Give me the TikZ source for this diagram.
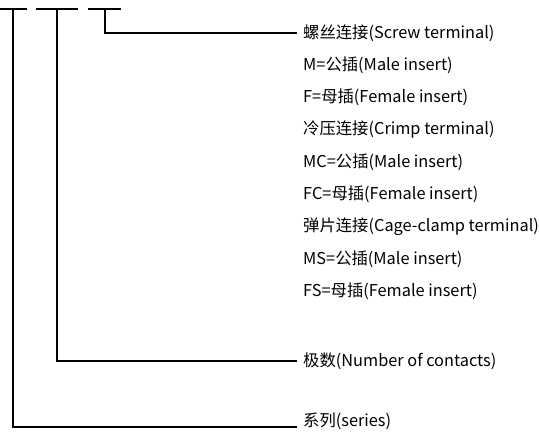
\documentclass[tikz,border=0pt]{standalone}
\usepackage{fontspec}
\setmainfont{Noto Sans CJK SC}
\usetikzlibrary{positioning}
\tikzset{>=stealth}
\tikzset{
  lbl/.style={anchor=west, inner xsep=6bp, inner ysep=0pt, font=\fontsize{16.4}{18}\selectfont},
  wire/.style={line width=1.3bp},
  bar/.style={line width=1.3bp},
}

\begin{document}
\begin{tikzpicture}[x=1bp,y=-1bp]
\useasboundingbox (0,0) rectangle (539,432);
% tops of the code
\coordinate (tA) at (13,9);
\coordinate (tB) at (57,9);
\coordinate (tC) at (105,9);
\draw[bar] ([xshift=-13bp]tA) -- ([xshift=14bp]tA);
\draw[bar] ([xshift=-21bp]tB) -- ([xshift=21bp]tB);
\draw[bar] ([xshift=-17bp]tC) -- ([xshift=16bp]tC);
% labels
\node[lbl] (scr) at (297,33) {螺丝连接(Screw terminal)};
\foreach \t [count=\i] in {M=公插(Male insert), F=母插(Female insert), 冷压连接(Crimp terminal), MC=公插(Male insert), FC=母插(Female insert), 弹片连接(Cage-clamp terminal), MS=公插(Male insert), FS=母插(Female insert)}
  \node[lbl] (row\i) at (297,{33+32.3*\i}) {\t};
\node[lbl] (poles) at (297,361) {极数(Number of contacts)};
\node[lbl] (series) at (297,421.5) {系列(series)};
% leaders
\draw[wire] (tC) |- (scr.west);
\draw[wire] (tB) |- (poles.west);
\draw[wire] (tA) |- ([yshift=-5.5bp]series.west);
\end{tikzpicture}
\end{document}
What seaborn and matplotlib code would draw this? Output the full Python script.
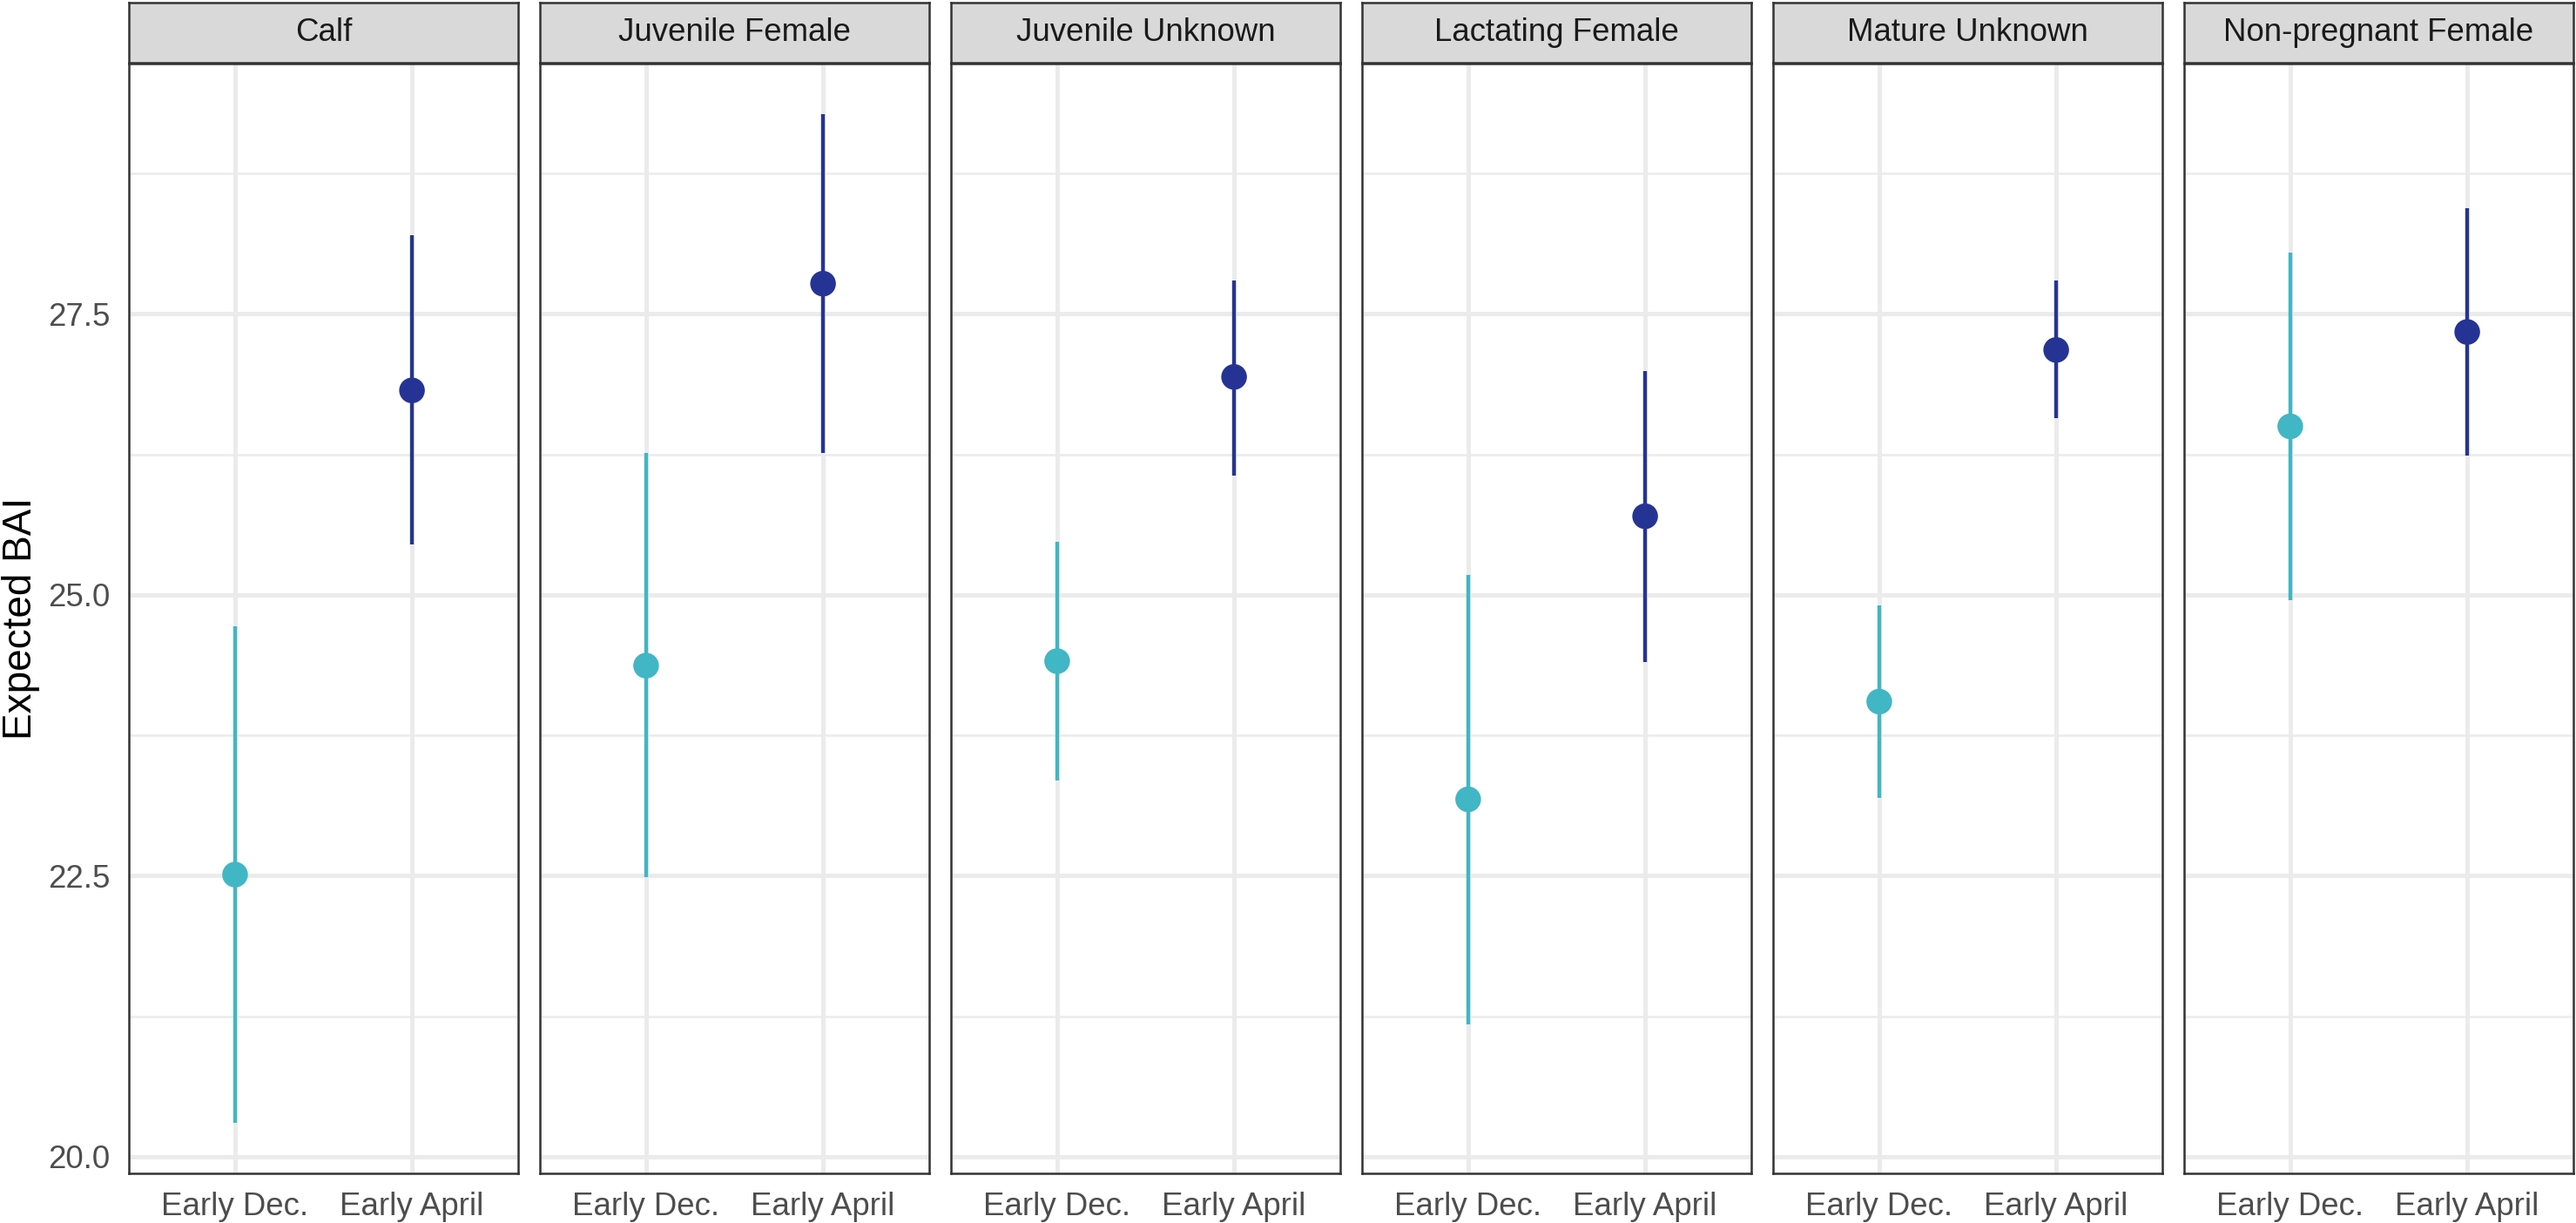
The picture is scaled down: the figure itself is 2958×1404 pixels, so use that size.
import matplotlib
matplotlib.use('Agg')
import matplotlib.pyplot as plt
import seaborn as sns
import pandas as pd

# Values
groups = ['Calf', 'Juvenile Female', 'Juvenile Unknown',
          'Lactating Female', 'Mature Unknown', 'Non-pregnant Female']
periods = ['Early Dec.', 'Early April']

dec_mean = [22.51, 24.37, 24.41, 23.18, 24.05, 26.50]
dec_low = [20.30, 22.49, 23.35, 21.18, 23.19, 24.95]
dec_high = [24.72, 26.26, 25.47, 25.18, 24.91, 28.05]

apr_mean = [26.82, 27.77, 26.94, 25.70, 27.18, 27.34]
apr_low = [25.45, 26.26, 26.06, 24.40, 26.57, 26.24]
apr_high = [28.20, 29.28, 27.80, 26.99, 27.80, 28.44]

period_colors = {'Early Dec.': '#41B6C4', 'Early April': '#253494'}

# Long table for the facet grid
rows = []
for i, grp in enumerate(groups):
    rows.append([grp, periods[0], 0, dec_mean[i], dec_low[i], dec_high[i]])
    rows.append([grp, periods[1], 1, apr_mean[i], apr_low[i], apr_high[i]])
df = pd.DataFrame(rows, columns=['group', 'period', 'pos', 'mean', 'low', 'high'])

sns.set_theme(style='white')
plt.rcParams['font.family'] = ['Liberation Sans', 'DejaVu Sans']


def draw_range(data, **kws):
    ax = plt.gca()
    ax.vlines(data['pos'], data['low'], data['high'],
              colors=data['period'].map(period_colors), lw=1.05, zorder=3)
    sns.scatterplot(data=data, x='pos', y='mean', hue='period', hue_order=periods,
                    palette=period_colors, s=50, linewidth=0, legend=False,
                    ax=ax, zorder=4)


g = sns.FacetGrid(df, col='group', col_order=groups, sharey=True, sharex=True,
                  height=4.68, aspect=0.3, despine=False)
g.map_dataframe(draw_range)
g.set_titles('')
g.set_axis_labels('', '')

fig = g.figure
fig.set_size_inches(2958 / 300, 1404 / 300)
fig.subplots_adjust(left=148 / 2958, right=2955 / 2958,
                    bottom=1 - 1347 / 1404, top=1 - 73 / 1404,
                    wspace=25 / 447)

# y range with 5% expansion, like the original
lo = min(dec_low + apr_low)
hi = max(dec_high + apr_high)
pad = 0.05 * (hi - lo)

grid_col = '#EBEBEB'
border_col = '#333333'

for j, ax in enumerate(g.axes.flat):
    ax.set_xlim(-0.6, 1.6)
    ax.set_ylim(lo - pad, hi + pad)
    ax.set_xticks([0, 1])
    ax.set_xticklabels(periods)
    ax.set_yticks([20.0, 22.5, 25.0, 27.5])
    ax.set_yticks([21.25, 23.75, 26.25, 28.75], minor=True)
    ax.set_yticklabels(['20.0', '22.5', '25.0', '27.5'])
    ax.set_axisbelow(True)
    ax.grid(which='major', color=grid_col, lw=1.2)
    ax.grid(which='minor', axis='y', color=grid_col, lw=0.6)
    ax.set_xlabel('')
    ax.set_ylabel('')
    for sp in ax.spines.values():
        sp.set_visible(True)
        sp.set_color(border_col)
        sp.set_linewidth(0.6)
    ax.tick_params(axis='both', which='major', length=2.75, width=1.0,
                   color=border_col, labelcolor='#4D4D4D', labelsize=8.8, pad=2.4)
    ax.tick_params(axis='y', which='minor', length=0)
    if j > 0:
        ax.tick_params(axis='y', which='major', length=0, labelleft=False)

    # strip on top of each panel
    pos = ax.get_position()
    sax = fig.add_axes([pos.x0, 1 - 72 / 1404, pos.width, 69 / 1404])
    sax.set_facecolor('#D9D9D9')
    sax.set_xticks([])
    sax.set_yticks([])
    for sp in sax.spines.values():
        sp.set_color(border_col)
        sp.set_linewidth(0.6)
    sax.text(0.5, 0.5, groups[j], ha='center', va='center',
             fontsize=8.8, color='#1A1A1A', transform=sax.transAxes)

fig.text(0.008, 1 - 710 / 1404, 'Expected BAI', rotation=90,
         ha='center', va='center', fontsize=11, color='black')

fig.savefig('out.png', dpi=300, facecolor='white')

_ _ _ _

TASK DIRECTIONS:
Exclude every picture and copy the remaining data exactly.

ANSWER IN FULL:
Give me the TikZ source for this diagram.
\documentclass[tikz,border=0pt]{standalone}
\usepackage{fontspec}
\setmainfont{Noto Sans CJK SC}
\usetikzlibrary{positioning}
\tikzset{>=stealth}
\tikzset{
  lbl/.style={anchor=west, inner xsep=6bp, inner ysep=0pt, font=\fontsize{16.4}{18}\selectfont},
  wire/.style={line width=1.3bp},
  bar/.style={line width=1.3bp},
}

\begin{document}
\begin{tikzpicture}[x=1bp,y=-1bp]
\useasboundingbox (0,0) rectangle (539,432);
% tops of the code
\coordinate (tA) at (13,9);
\coordinate (tB) at (57,9);
\coordinate (tC) at (105,9);
\draw[bar] ([xshift=-13bp]tA) -- ([xshift=14bp]tA);
\draw[bar] ([xshift=-21bp]tB) -- ([xshift=21bp]tB);
\draw[bar] ([xshift=-17bp]tC) -- ([xshift=16bp]tC);
% labels
\node[lbl] (scr) at (297,33) {螺丝连接(Screw terminal)};
\foreach \t [count=\i] in {M=公插(Male insert), F=母插(Female insert), 冷压连接(Crimp terminal), MC=公插(Male insert), FC=母插(Female insert), 弹片连接(Cage-clamp terminal), MS=公插(Male insert), FS=母插(Female insert)}
  \node[lbl] (row\i) at (297,{33+32.3*\i}) {\t};
\node[lbl] (poles) at (297,361) {极数(Number of contacts)};
\node[lbl] (series) at (297,421.5) {系列(series)};
% leaders
\draw[wire] (tC) |- (scr.west);
\draw[wire] (tB) |- (poles.west);
\draw[wire] (tA) |- ([yshift=-5.5bp]series.west);
\end{tikzpicture}
\end{document}
What seaborn and matplotlib code would draw this? Output the full Python script.
The picture is scaled down: the figure itself is 2958×1404 pixels, so use that size.
import matplotlib
matplotlib.use('Agg')
import matplotlib.pyplot as plt
import seaborn as sns
import pandas as pd

# Values
groups = ['Calf', 'Juvenile Female', 'Juvenile Unknown',
          'Lactating Female', 'Mature Unknown', 'Non-pregnant Female']
periods = ['Early Dec.', 'Early April']

dec_mean = [22.51, 24.37, 24.41, 23.18, 24.05, 26.50]
dec_low = [20.30, 22.49, 23.35, 21.18, 23.19, 24.95]
dec_high = [24.72, 26.26, 25.47, 25.18, 24.91, 28.05]

apr_mean = [26.82, 27.77, 26.94, 25.70, 27.18, 27.34]
apr_low = [25.45, 26.26, 26.06, 24.40, 26.57, 26.24]
apr_high = [28.20, 29.28, 27.80, 26.99, 27.80, 28.44]

period_colors = {'Early Dec.': '#41B6C4', 'Early April': '#253494'}

# Long table for the facet grid
rows = []
for i, grp in enumerate(groups):
    rows.append([grp, periods[0], 0, dec_mean[i], dec_low[i], dec_high[i]])
    rows.append([grp, periods[1], 1, apr_mean[i], apr_low[i], apr_high[i]])
df = pd.DataFrame(rows, columns=['group', 'period', 'pos', 'mean', 'low', 'high'])

sns.set_theme(style='white')
plt.rcParams['font.family'] = ['Liberation Sans', 'DejaVu Sans']


def draw_range(data, **kws):
    ax = plt.gca()
    ax.vlines(data['pos'], data['low'], data['high'],
              colors=data['period'].map(period_colors), lw=1.05, zorder=3)
    sns.scatterplot(data=data, x='pos', y='mean', hue='period', hue_order=periods,
                    palette=period_colors, s=50, linewidth=0, legend=False,
                    ax=ax, zorder=4)


g = sns.FacetGrid(df, col='group', col_order=groups, sharey=True, sharex=True,
                  height=4.68, aspect=0.3, despine=False)
g.map_dataframe(draw_range)
g.set_titles('')
g.set_axis_labels('', '')

fig = g.figure
fig.set_size_inches(2958 / 300, 1404 / 300)
fig.subplots_adjust(left=148 / 2958, right=2955 / 2958,
                    bottom=1 - 1347 / 1404, top=1 - 73 / 1404,
                    wspace=25 / 447)

# y range with 5% expansion, like the original
lo = min(dec_low + apr_low)
hi = max(dec_high + apr_high)
pad = 0.05 * (hi - lo)

grid_col = '#EBEBEB'
border_col = '#333333'

for j, ax in enumerate(g.axes.flat):
    ax.set_xlim(-0.6, 1.6)
    ax.set_ylim(lo - pad, hi + pad)
    ax.set_xticks([0, 1])
    ax.set_xticklabels(periods)
    ax.set_yticks([20.0, 22.5, 25.0, 27.5])
    ax.set_yticks([21.25, 23.75, 26.25, 28.75], minor=True)
    ax.set_yticklabels(['20.0', '22.5', '25.0', '27.5'])
    ax.set_axisbelow(True)
    ax.grid(which='major', color=grid_col, lw=1.2)
    ax.grid(which='minor', axis='y', color=grid_col, lw=0.6)
    ax.set_xlabel('')
    ax.set_ylabel('')
    for sp in ax.spines.values():
        sp.set_visible(True)
        sp.set_color(border_col)
        sp.set_linewidth(0.6)
    ax.tick_params(axis='both', which='major', length=2.75, width=1.0,
                   color=border_col, labelcolor='#4D4D4D', labelsize=8.8, pad=2.4)
    ax.tick_params(axis='y', which='minor', length=0)
    if j > 0:
        ax.tick_params(axis='y', which='major', length=0, labelleft=False)

    # strip on top of each panel
    pos = ax.get_position()
    sax = fig.add_axes([pos.x0, 1 - 72 / 1404, pos.width, 69 / 1404])
    sax.set_facecolor('#D9D9D9')
    sax.set_xticks([])
    sax.set_yticks([])
    for sp in sax.spines.values():
        sp.set_color(border_col)
        sp.set_linewidth(0.6)
    sax.text(0.5, 0.5, groups[j], ha='center', va='center',
             fontsize=8.8, color='#1A1A1A', transform=sax.transAxes)

fig.text(0.008, 1 - 710 / 1404, 'Expected BAI', rotation=90,
         ha='center', va='center', fontsize=11, color='black')

fig.savefig('out.png', dpi=300, facecolor='white')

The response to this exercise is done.